What a 0% maintenance markup actually saves you
Most Indianapolis property managers add a markup to maintenance — typically 10–15% on top of every vendor invoice. It rarely shows up in the advertised management fee, and that's the point: it's the quietest line item in property management.
Here's what it costs you. A typical single-family rental runs somewhere around $1,800 a year in routine maintenance — a plumber here, an HVAC service there, a few handyman visits. At a 12.5% markup, that's roughly $225 a year added to your invoices. Not catastrophic. But it's $225 for nothing: the work was already done and billed by the vendor.
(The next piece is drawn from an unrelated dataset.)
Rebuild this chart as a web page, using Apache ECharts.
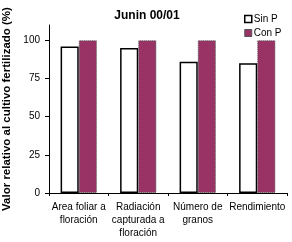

The markup is just a fee for forwarding you the invoice.
The worse problem is the incentive. A manager who earns a percentage of every repair earns more when repairs cost more. That doesn't mean your manager is inflating repairs — but it means the person deciding whether a $400 fix or a $900 fix is needed gets paid more for the $900 one. You shouldn't have to wonder about that.
We take no markup on maintenance. Repairs pass through at vendor cost, anything over $250 gets your approval before work starts, and every invoice lands in your Owner Portal where you can read it yourself. We make our money the way the fee schedule says we do — 10% of rent — and nowhere else.
That's the whole trick: when the manager can't profit on repairs, the only reason left to do a repair is that the home needs it.